The fact of that sometimes drives me a little crazy. That billions of people across the world and throughout time have lived lives of quiet desperation, before passing away unnoticed, soon forgotten. Billions whose lives mattered just as much as ours, but we will never know anything real and immediate about them, because they couldn’t write their stories.
In an odd way that is a good thing to understand. That I, myself, as important as my life seems to me, am just another one among billions, soon to be forgotten though I do have the ability to put pen to paper. Billions of us have lived, and billions will die, this life just the briefest blip within something eternal.
And history repeating itself, that, too, is useful to realize. Nothing we do will stop people from being people, from making the same mistakes over and over for millennia. Raging against that truth, hoping that people, overall, will change for the better, is its own form of madness.
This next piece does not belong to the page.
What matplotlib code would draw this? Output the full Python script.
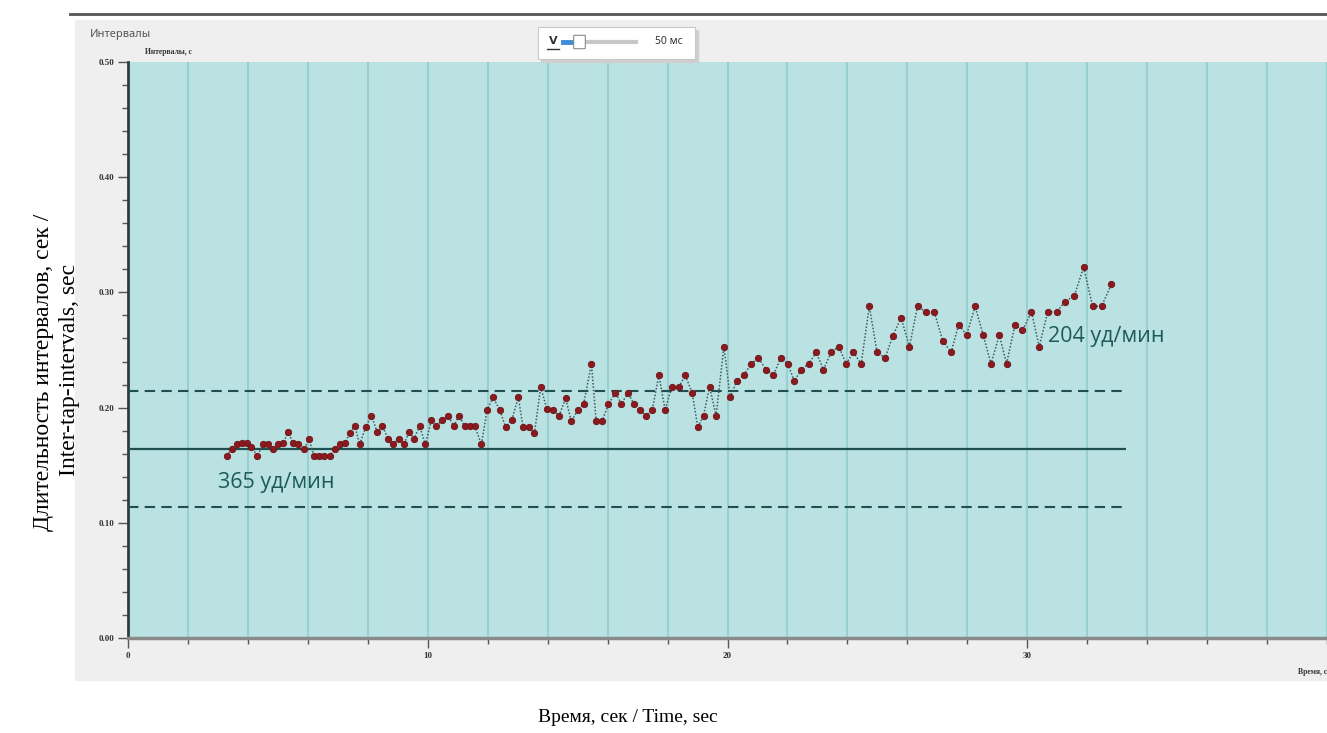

Which is not to say that we shouldn’t try. We, as individual people, should always try to do the right best thing, both within ourselves and for the people and society around us. Being people of integrity is the only thing we can control, so do it, and do it well. But as for everyone and everything around us, we can’t control any of it. Influence, maybe, offering a better option and example, perhaps causing some small change for the better on occasion. But control? Never. Expecting to control anything is another form of madness, which only leads to suffering.
Stream of consciousness, as I said. I will leave you with this thought. Read a little history. Whatever location and era appeal to you. Because though people are deeply and permanently flawed, they are endlessly fascinating. And remember that even as our society collapses around us, the collapse is nothing new or extraordinary. Given history, it was entirely predictable.
* From the 1972 Penguin Classics edition of The Persian Expedition, by Xenophon.
Thank you. I've missed your writings.